By Michael Carroll
Smartphones ready to take comms into orbit
The potential to close coverage gaps by providing satellite connectivity through standard mobile devices will struggle to move beyond the concept phase without major work around hardware, software and the OS, Bullitt Group CEO and Co-Founder Richard Wharton believes.
Wharton noted “a huge amount of work is needed behind the scenes” to equip standard smartphones with the capabilities needed to connect to satellites, chief among them being the chipsets and antennas installed.
On the software front, there is a need for a framework covering the “satellite data connection” and requirements around using cloud infrastructure for “user authentications, message routing and commercialisation”.
“And of course, there is a need for a robust satellite-connected backend network connected to one or more global satellite constellations to provide the connectivity in the first place.”

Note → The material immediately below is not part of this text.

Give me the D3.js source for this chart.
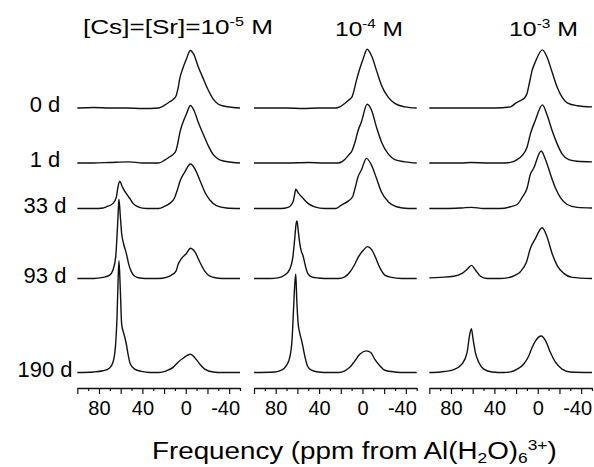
<!DOCTYPE html>
<html>
<head>
<meta charset="utf-8">
<script src="https://cdn.jsdelivr.net/npm/d3@7"></script>
<style>
  body { margin: 0; background: #fff; }
  text { font-family: "Liberation Sans", Arial, sans-serif; fill: #000; }
</style>
</head>
<body>
<div id="chart"></div>
<script>
// ---- data: [ppm, intensity] (intensity: 100 = height of the 0 d peak)
const ages = ["0 d", "1 d", "33 d", "93 d", "190 d"]
const concBase = ["[Cs]=[Sr]=10", "10", "10"]
const concExp = ["-5", "-4", "-3"]
const ppmTicks = [100, 90, 80, 70, 60, 50, 40, 30, 20, 10, 0, -10, -20, -30, -40, -50]
const tickLabels = [80, 40, 0, -40]

// 10^-5 M
const spec5 = [
  [[100,0],[85,1],[70,0],[55,0],[40,-1],[25,0],[19.4,5],[14.8,11],[11.7,15],[9,21],[7.2,34],[5.5,52],[3,68],[-0.6,86],[-4.3,101],[-7.4,94],[-11.4,73],[-16,52],[-20.6,32],[-25.2,16],[-29.8,7],[-36,3],[-43.7,1],[-50,0]],
  [[100,0],[85,0],[70,1],[52,2],[40,0],[25,0],[19.4,5],[14.8,11],[11.7,15],[9,22],[7.2,36],[5.5,53],[3,69],[-0.6,86],[-4.3,101],[-7.4,93],[-11.4,72],[-16,51],[-20.6,31],[-25.2,15],[-29.8,7],[-36,3],[-43.7,1],[-50,0]],
  [[100,0],[85,0],[76,1],[73.2,3],[67.1,9],[64,20],[62.5,38],[60.9,48],[58.5,38],[54.8,26],[51.7,18],[48.6,9],[44,3],[36.3,0],[25,0],[19.4,4],[14.8,9],[10.5,18],[8,31],[5.5,47],[0.9,64],[-4.3,78],[-8.3,70],[-12.9,50],[-17.5,29],[-22.2,15],[-28.3,5],[-37.5,1],[-50,0]],
  [[100,0],[85,0],[76.3,2],[70.2,6],[67.1,15],[64.6,38],[63.1,85],[62.2,120],[61.6,139],[60.3,108],[59.1,79],[57.3,61],[54.8,44],[52.3,23],[50.2,12],[47.1,4],[42.5,1],[33.2,0],[25,0],[17.9,2],[13.2,6],[9,13],[7,25],[4,35],[-0.6,44],[-4.3,53],[-8.3,47],[-12.9,29],[-17.5,13],[-22.2,4],[-28.3,1],[-37.5,0],[-50,0]],
  [[100,0],[85,1],[76.3,3],[70.2,8],[67.1,18],[64.9,44],[63.4,96],[62.5,155],[61.6,196],[60.3,143],[59.1,85],[56.9,67],[54.8,50],[53.2,32],[51.1,15],[47.1,6],[40.9,2],[33.2,0],[25,0],[17.9,3],[11.7,9],[7.1,18],[2.5,25],[-4.3,32],[-8.3,26],[-12.9,15],[-17.5,6],[-25.2,1],[-34,0],[-50,0]]
]

// 10^-4 M
const spec4 = [
  [[100,0],[85,0],[70,0],[55,-1],[40,0],[25,0],[20.9,2],[16.3,8],[13.2,13],[9.5,20],[7.5,33],[5.5,49],[2.5,69],[-0.6,86],[-4.3,103],[-8.3,92],[-12.9,66],[-17.5,40],[-23.7,19],[-29.8,8],[-39.1,2],[-50,0]],
  [[100,0],[85,0],[70,0],[50,1],[35,0],[22,0],[16.3,6],[13.2,13],[9.5,22],[7.1,35],[4,57],[1,72],[-4.3,103],[-8.3,93],[-12.9,63],[-17.5,37],[-23.7,16],[-29.8,6],[-39.1,2],[-50,0]],
  [[100,0],[85,0],[75,0],[68.6,2],[64,12],[62.4,26],[61.5,34],[59.4,28],[54.8,18],[50.2,9],[44,3],[34.8,0],[25,0],[19.4,6],[13.2,13],[9,21],[6.5,38],[4,56],[0.9,68],[-3.7,88],[-8.3,76],[-12.9,53],[-17.5,29],[-23.7,12],[-31.4,3],[-42.1,0],[-50,0]],
  [[100,0],[85,0],[78,1],[71.7,6],[67.1,16],[64,40],[62.5,69],[61,98],[60.3,101],[59.4,87],[57.9,63],[56.4,48],[54.8,40],[52.6,22],[50.2,8],[47.1,3],[40.9,1],[30,0],[22,0],[16.3,3],[11.7,11],[7.1,25],[4,37],[-0.6,49],[-4.6,56],[-8.3,51],[-11.4,40],[-16,19],[-20.6,6],[-26.8,2],[-36,0],[-50,0]],
  [[100,0],[80.9,1],[74.8,4],[70.2,12],[67.1,26],[64.9,58],[63.4,117],[62.5,152],[61.5,173],[60.6,129],[59.4,88],[57.9,70],[55.7,53],[53.2,29],[50.8,12],[47.1,4],[40.9,1],[30,0],[22,0],[16.3,3],[11.7,9],[7.1,20],[2.5,32],[-3.7,38],[-7.7,35],[-11.4,23],[-16,12],[-20.6,4],[-29.8,1],[-40,0],[-50,0]]
]

// 10^-3 M
const spec3 = [
  [[100,0],[85,0],[70,0],[55,0],[40,0],[25.2,2],[20.6,8],[16,13],[12,18],[9.8,26],[7.8,43],[5.2,66],[2.2,81],[-4.3,102],[-8.6,89],[-13.2,63],[-17.8,37],[-22.4,19],[-27.1,9],[-36.3,4],[-50,2]],
  [[100,0],[85,0],[70,0],[62,1],[45,0],[30,0],[25.2,1],[19,6],[14.5,13],[9.8,28],[6.8,51],[2.2,75],[-4.3,102],[-8.6,84],[-13.2,57],[-17.8,34],[-22.4,16],[-28.6,6],[-36.3,3],[-50,2]],
  [[100,0],[85,0],[70,1],[61,2],[50,0],[35,0],[25.2,3],[19,7],[14.5,19],[9.8,36],[6.8,60],[3.7,71],[-3.1,101],[-7.1,86],[-11.7,60],[-16.3,36],[-20.9,19],[-27.1,7],[-36.3,2],[-50,1]],
  [[100,1],[89.8,2],[77.5,4],[69.8,9],[65.2,16],[61.2,23],[57.5,15],[52.9,4],[46.8,0],[35,0],[28.3,1],[20.6,6],[16,12],[10.4,29],[6.8,53],[2.2,70],[-4,89],[-8.6,73],[-13.2,44],[-17.8,23],[-24,9],[-31.7,2],[-50,0]],
  [[100,0],[89.8,1],[77.5,5],[69.8,15],[65.2,35],[63,64],[61.2,77],[59.6,58],[57.5,35],[54.4,18],[49.8,6],[42.1,1],[31.4,0],[25.2,1],[19,6],[12.9,15],[8.3,29],[5.2,44],[2.2,55],[-3.1,64],[-7.1,56],[-11.7,35],[-16.3,18],[-22.4,6],[-30.1,1],[-50,0]]
]

const panels = [spec5, spec4, spec3]

// ---- layout
const PANEL_X = [77.3, 254, 429.3]
const PANEL_W = 162.7
const ROW_BASE = [108, 163, 208.5, 278.5, 372.5]
const AXIS_Y = 388
const TITLE_POS = [{ x: 83, y: 33.5, w: 190 }, { x: 335, y: 36, w: 68 }, { x: 509, y: 36, w: 69 }]

const svg = d3.select("#chart").append("svg")
  .attr("width", 594)
  .attr("height", 467)

// vertical scale: intensity -> pixels above the baseline
const amp = d3.scaleLinear().domain([0, 100]).range([0, 57])

panels.forEach((spectra, i) => {
  const x = d3.scaleLinear()
    .domain([100, -50])
    .range([PANEL_X[i], PANEL_X[i] + PANEL_W])

  const g = svg.append("g")

  spectra.forEach((trace, j) => {
    const line = d3.line()
      .x(d => x(d[0]))
      .y(d => ROW_BASE[j] - amp(d[1]))
      .curve(d3.curveMonotoneX)
    g.append("path")
      .attr("d", line(trace))
      .attr("fill", "none")
      .attr("stroke", "#111")
      .attr("stroke-width", 1.4)
      .attr("stroke-linejoin", "round")
  })

  // axis (ticks pointing down, labels only at 80/40/0/-40)
  const axis = d3.axisBottom(x)
    .tickValues(ppmTicks)
    .tickSizeInner(6)
    .tickSizeOuter(0)
    .tickPadding(7)
    .tickFormat(d => tickLabels.includes(d) ? String(d) : "")
  const ag = g.append("g")
    .attr("transform", `translate(0, ${AXIS_Y})`)
    .call(axis)
  ag.select(".domain").attr("stroke", "#111").attr("stroke-width", 1.3)
  ag.selectAll(".tick line")
    .attr("stroke", "#111")
    .attr("stroke-width", 1.2)
    .attr("y2", d => d % 20 === 0 ? 6 : 3)
  ag.selectAll(".tick text")
    .attr("font-family", "Liberation Sans, Arial, sans-serif")
    .attr("font-size", 20)
    .attr("fill", "#000")
    .attr("dx", d => d < 0 ? -4 : 0)

  // panel title, stretched to the width it has in the figure
  const t = TITLE_POS[i]
  const title = svg.append("text")
    .attr("font-size", 21)
  title.append("tspan").text(concBase[i])
  title.append("tspan").attr("font-size", 13).attr("dy", -8).text(concExp[i])
  title.append("tspan").attr("dy", 8).text(" M")
  const bw = title.node().getBBox().width
  title.attr("transform", `translate(${t.x}, ${t.y}) scale(${t.w / bw}, 1)`)
})

// row labels
svg.selectAll(".age")
  .data(ages)
  .enter().append("text")
  .attr("class", "age")
  .attr("x", 45)
  .attr("y", (d, j) => ROW_BASE[j] + 4)
  .attr("text-anchor", "middle")
  .attr("font-size", 22)
  .text(d => d)

// x axis title
const xt = svg.append("text").attr("font-size", 24)
xt.append("tspan").text("Frequency (ppm from Al(H")
xt.append("tspan").attr("font-size", 15).attr("dy", 4).text("2")
xt.append("tspan").attr("dy", -4).text("O)")
xt.append("tspan").attr("font-size", 15).attr("dy", 4).text("6")
xt.append("tspan").attr("font-size", 15).attr("dy", -13).text("3+")
xt.append("tspan").attr("dy", 9).text(")")
const xw = xt.node().getBBox().width
xt.attr("transform", `translate(152, 459) scale(${405 / xw}, 1)`)
</script>
</body>
</html>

“Without all of these elements in place, this is a technology concept rather than a product,” Wharton argued.
Wharton explained the inclusion of non-terrestrial network (NTN) connectivity specifications in the 3GPP Release-17 “prompted NB-IoT chipset manufacturers and smartphone OEMs” to make the theory of satellite-to-phone connectivity a reality.
Ultimately the approach could help to close coverage gaps spanning millions of people, along with tapping a market for those who “work or engage in recreational activities that take them into the fringes of connectivity and beyond”.
“Specialised devices are available but have to date proven prohibitively expensive”, Wharton explained, noting these units are also typically cumbersome and run on specialised, pricey, tariffs.
Wharton noted there are, therefore, various opportunities for mobile and satellite service providers to generate revenue by delivering an OTT service to standard mobile devices at a “disruptive price point”.
The executive also sees potential in two-way messaging services for enterprise or governments, along with the possibility for licensing and consulting revenue.
Moving beyond messaging to two-way voice communication on standard devices is “mainly a question of bandwidth availability”, Wharton added, noting Bullitt Group and other companies will be able to adapt components accordingly, particularly when 3GPP Release-18 specifications are implemented.